Figure scripts:
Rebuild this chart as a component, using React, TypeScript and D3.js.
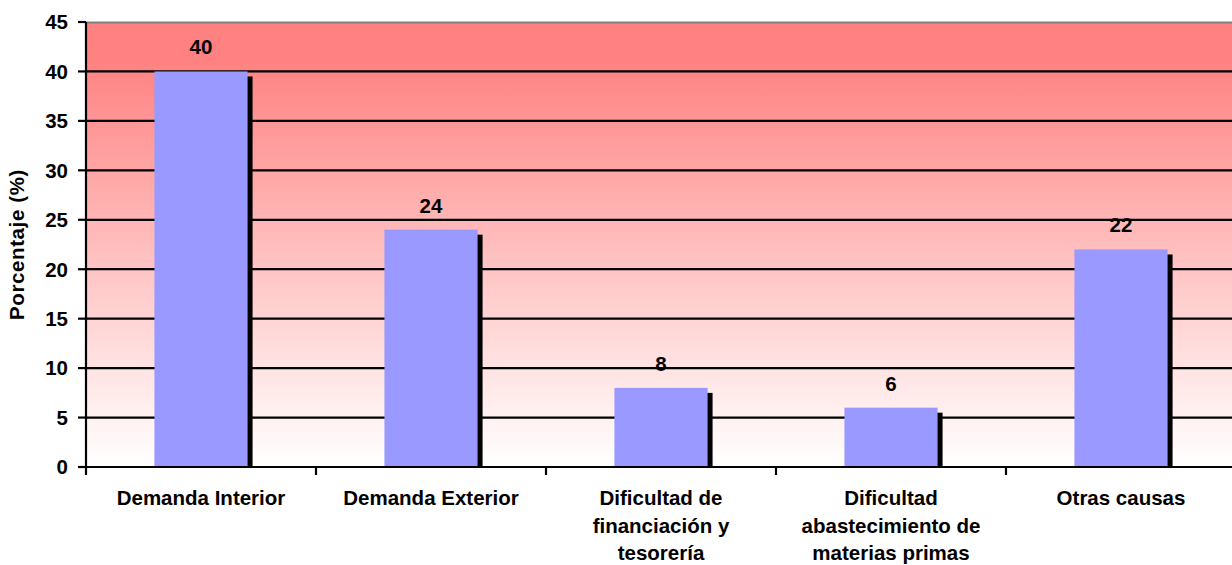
import React from "react";
import * as d3 from "d3";

const categories: string[] = [
  "Demanda Interior",
  "Demanda Exterior",
  "Dificultad de\nfinanciación y\ntesorería",
  "Dificultad\nabastecimiento de\nmaterias primas",
  "Otras causas",
];
const values: number[] = [40, 24, 8, 6, 22];
const yTicks: number[] = [0, 5, 10, 15, 20, 25, 30, 35, 40, 45];
const yTitle = "Porcentaje (%)";

const W = 1232;
const H = 565;
const M = { left: 86, top: 22, bottom: 467, right: 1236 };
const FONT = "'Liberation Sans', Arial, sans-serif";
const FS = 20.5;

export default function App() {
  const x = d3
    .scaleBand<string>()
    .domain(categories)
    .range([M.left, M.right])
    .paddingInner(0.595)
    .paddingOuter(0.2975);
  const y = d3.scaleLinear().domain([0, 45]).range([M.bottom, M.top]);
  const step = x.step();
  const bw = x.bandwidth();
  const sh = 5;

  return (
    <svg
      width={W}
      height={H}
      style={{ position: "absolute", left: 0, top: 0, fontFamily: FONT }}
    >
      <defs>
        <linearGradient id="bg" x1="0" y1="0" x2="0" y2="1">
          <stop offset="0" stopColor="#FF8080" />
          <stop offset="0.08" stopColor="#FF8181" />
          <stop offset="0.5" stopColor="#FFBDBD" />
          <stop offset="0.8" stopColor="#FFE6E6" />
          <stop offset="1" stopColor="#FFFFFF" />
        </linearGradient>
        <clipPath id="plotclip">
          <rect x={M.left} y={M.top} width={M.right - M.left} height={M.bottom - M.top} />
        </clipPath>
      </defs>
      <rect
        x={M.left}
        y={M.top}
        width={M.right - M.left}
        height={M.bottom - M.top}
        fill="url(#bg)"
      />
      <line x1={M.left} x2={M.right} y1={M.top + 0.5} y2={M.top + 0.5} stroke="#808080" strokeWidth={2} />
      {yTicks.slice(1, -1).map((t) => (
        <line key={"g" + t} x1={M.left} x2={M.right} y1={y(t)} y2={y(t)} stroke="#000" strokeWidth={2.2} />
      ))}
      <g clipPath="url(#plotclip)">
        {categories.map((c, i) => {
          const bx = x(c)!;
          const by = y(values[i]);
          return (
            <g key={"b" + i}>
              <rect x={bx + sh} y={by + sh} width={bw} height={M.bottom - by} fill="#000" />
              <rect x={bx} y={by} width={bw} height={M.bottom - by} fill="#9999FF" />
            </g>
          );
        })}
      </g>
      {categories.map((c, i) => (
        <text
          key={"v" + i}
          x={x(c)! + bw / 2}
          y={y(values[i]) - 17}
          textAnchor="middle"
          fontSize={FS}
          fontWeight="bold"
        >
          {values[i]}
        </text>
      ))}
      <line x1={M.left} x2={M.left} y1={M.top} y2={M.bottom + 1} stroke="#000" strokeWidth={2.2} />
      <line x1={M.left - 1} x2={M.right} y1={M.bottom} y2={M.bottom} stroke="#000" strokeWidth={2.2} />
      {yTicks.map((t) => (
        <g key={"t" + t}>
          <line x1={M.left - 8} x2={M.left} y1={y(t)} y2={y(t)} stroke="#000" strokeWidth={2.2} />
          <text
            x={68}
            y={y(t)}
            dy="0.36em"
            textAnchor="end"
            fontSize={FS}
            fontWeight="bold"
          >
            {t}
          </text>
        </g>
      ))}
      {d3.range(categories.length + 1).map((i) => (
        <line
          key={"xt" + i}
          x1={M.left + i * step}
          x2={M.left + i * step}
          y1={M.bottom}
          y2={M.bottom + 8}
          stroke="#000"
          strokeWidth={2.2}
        />
      ))}
      {categories.map((c, i) => (
        <text
          key={"c" + i}
          x={x(c)! + bw / 2}
          y={505}
          textAnchor="middle"
          fontSize={FS}
          fontWeight="bold"
        >
          {c.split("\n").map((ln, j) => (
            <tspan key={j} x={x(c)! + bw / 2} y={505 + j * 27.5}>
              {ln}
            </tspan>
          ))}
        </text>
      ))}
      <text
        transform={`translate(24,${(M.top + M.bottom) / 2}) rotate(-90)`}
        textAnchor="middle"
        fontSize={FS}
        fontWeight="bold"
        letterSpacing={0.6}
      >
        {yTitle}
      </text>
    </svg>
  );
}
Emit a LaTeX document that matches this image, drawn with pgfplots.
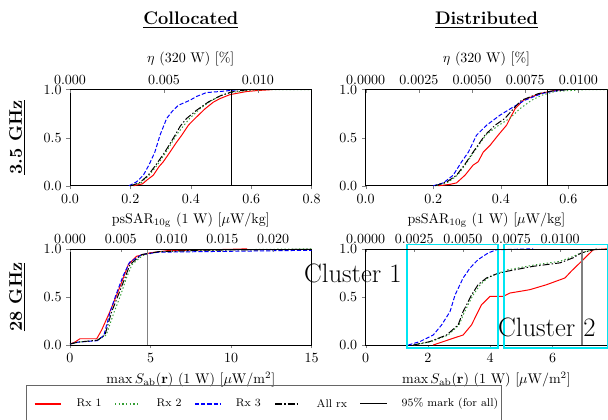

▸ **What this task involves**
Check each line in the listing above for the string "React", then report how many lines contain it, with no other text.

▸ **Response to this exercise**
2